* **Set exercise**:
Reproduce the listing below exactly. Pictures do not belong in the copy.

>>>

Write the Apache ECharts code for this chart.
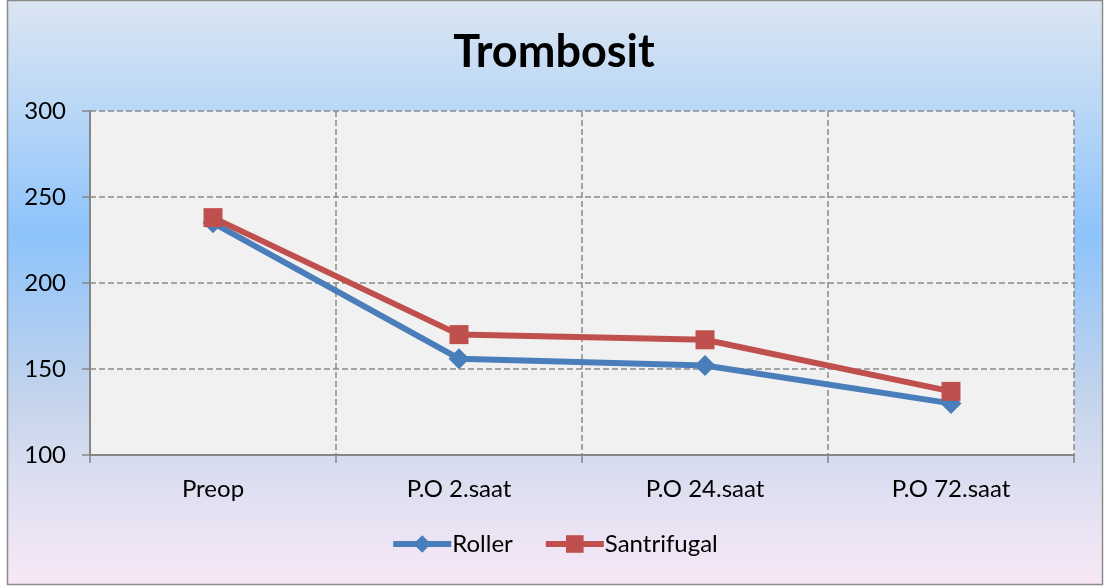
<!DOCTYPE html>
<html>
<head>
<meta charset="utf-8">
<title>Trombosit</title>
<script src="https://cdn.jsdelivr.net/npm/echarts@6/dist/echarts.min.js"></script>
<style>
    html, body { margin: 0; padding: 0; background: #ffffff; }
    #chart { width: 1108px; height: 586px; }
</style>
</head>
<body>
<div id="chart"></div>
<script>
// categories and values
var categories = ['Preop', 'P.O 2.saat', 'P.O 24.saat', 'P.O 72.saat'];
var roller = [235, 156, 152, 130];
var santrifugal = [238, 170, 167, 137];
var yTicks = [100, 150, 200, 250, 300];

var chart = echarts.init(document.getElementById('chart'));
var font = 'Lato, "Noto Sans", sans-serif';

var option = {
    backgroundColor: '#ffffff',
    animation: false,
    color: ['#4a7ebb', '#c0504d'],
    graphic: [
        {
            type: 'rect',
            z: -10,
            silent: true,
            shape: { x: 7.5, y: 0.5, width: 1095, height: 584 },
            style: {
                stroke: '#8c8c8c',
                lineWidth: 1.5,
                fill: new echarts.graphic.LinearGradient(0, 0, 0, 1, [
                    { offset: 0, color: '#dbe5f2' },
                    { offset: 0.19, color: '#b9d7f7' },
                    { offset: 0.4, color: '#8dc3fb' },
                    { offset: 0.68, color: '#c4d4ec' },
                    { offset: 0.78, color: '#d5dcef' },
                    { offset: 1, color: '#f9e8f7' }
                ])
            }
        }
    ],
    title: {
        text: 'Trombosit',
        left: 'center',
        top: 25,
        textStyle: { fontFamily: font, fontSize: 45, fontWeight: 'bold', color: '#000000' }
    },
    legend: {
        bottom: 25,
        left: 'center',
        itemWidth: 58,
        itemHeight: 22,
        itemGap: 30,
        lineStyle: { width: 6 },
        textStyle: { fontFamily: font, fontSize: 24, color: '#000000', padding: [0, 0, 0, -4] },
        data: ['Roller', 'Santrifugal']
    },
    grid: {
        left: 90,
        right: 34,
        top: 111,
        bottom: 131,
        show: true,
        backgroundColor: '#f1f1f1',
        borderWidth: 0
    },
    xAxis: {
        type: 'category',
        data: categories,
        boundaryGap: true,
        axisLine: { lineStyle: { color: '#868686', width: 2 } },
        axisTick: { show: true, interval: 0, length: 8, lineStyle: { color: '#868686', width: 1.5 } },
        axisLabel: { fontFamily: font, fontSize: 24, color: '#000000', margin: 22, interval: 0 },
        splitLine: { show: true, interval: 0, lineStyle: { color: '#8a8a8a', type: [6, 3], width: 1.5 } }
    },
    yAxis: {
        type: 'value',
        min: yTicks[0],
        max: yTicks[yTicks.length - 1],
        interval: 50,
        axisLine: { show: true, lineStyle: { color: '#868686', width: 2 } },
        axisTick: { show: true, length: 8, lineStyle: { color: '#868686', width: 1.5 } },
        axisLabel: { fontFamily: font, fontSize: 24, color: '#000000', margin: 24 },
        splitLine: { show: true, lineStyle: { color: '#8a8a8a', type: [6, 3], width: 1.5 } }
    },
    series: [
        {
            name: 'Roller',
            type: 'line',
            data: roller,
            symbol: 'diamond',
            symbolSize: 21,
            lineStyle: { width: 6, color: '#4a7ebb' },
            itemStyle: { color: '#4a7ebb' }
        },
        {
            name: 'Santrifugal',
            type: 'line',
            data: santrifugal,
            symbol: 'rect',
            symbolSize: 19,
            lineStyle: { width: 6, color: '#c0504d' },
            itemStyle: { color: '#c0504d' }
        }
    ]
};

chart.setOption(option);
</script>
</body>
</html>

<<<

* **The answer**:
Write the Apache ECharts code for this chart.
<!DOCTYPE html>
<html>
<head>
<meta charset="utf-8">
<title>Trombosit</title>
<script src="https://cdn.jsdelivr.net/npm/echarts@6/dist/echarts.min.js"></script>
<style>
    html, body { margin: 0; padding: 0; background: #ffffff; }
    #chart { width: 1108px; height: 586px; }
</style>
</head>
<body>
<div id="chart"></div>
<script>
// categories and values
var categories = ['Preop', 'P.O 2.saat', 'P.O 24.saat', 'P.O 72.saat'];
var roller = [235, 156, 152, 130];
var santrifugal = [238, 170, 167, 137];
var yTicks = [100, 150, 200, 250, 300];

var chart = echarts.init(document.getElementById('chart'));
var font = 'Lato, "Noto Sans", sans-serif';

var option = {
    backgroundColor: '#ffffff',
    animation: false,
    color: ['#4a7ebb', '#c0504d'],
    graphic: [
        {
            type: 'rect',
            z: -10,
            silent: true,
            shape: { x: 7.5, y: 0.5, width: 1095, height: 584 },
            style: {
                stroke: '#8c8c8c',
                lineWidth: 1.5,
                fill: new echarts.graphic.LinearGradient(0, 0, 0, 1, [
                    { offset: 0, color: '#dbe5f2' },
                    { offset: 0.19, color: '#b9d7f7' },
                    { offset: 0.4, color: '#8dc3fb' },
                    { offset: 0.68, color: '#c4d4ec' },
                    { offset: 0.78, color: '#d5dcef' },
                    { offset: 1, color: '#f9e8f7' }
                ])
            }
        }
    ],
    title: {
        text: 'Trombosit',
        left: 'center',
        top: 25,
        textStyle: { fontFamily: font, fontSize: 45, fontWeight: 'bold', color: '#000000' }
    },
    legend: {
        bottom: 25,
        left: 'center',
        itemWidth: 58,
        itemHeight: 22,
        itemGap: 30,
        lineStyle: { width: 6 },
        textStyle: { fontFamily: font, fontSize: 24, color: '#000000', padding: [0, 0, 0, -4] },
        data: ['Roller', 'Santrifugal']
    },
    grid: {
        left: 90,
        right: 34,
        top: 111,
        bottom: 131,
        show: true,
        backgroundColor: '#f1f1f1',
        borderWidth: 0
    },
    xAxis: {
        type: 'category',
        data: categories,
        boundaryGap: true,
        axisLine: { lineStyle: { color: '#868686', width: 2 } },
        axisTick: { show: true, interval: 0, length: 8, lineStyle: { color: '#868686', width: 1.5 } },
        axisLabel: { fontFamily: font, fontSize: 24, color: '#000000', margin: 22, interval: 0 },
        splitLine: { show: true, interval: 0, lineStyle: { color: '#8a8a8a', type: [6, 3], width: 1.5 } }
    },
    yAxis: {
        type: 'value',
        min: yTicks[0],
        max: yTicks[yTicks.length - 1],
        interval: 50,
        axisLine: { show: true, lineStyle: { color: '#868686', width: 2 } },
        axisTick: { show: true, length: 8, lineStyle: { color: '#868686', width: 1.5 } },
        axisLabel: { fontFamily: font, fontSize: 24, color: '#000000', margin: 24 },
        splitLine: { show: true, lineStyle: { color: '#8a8a8a', type: [6, 3], width: 1.5 } }
    },
    series: [
        {
            name: 'Roller',
            type: 'line',
            data: roller,
            symbol: 'diamond',
            symbolSize: 21,
            lineStyle: { width: 6, color: '#4a7ebb' },
            itemStyle: { color: '#4a7ebb' }
        },
        {
            name: 'Santrifugal',
            type: 'line',
            data: santrifugal,
            symbol: 'rect',
            symbolSize: 19,
            lineStyle: { width: 6, color: '#c0504d' },
            itemStyle: { color: '#c0504d' }
        }
    ]
};

chart.setOption(option);
</script>
</body>
</html>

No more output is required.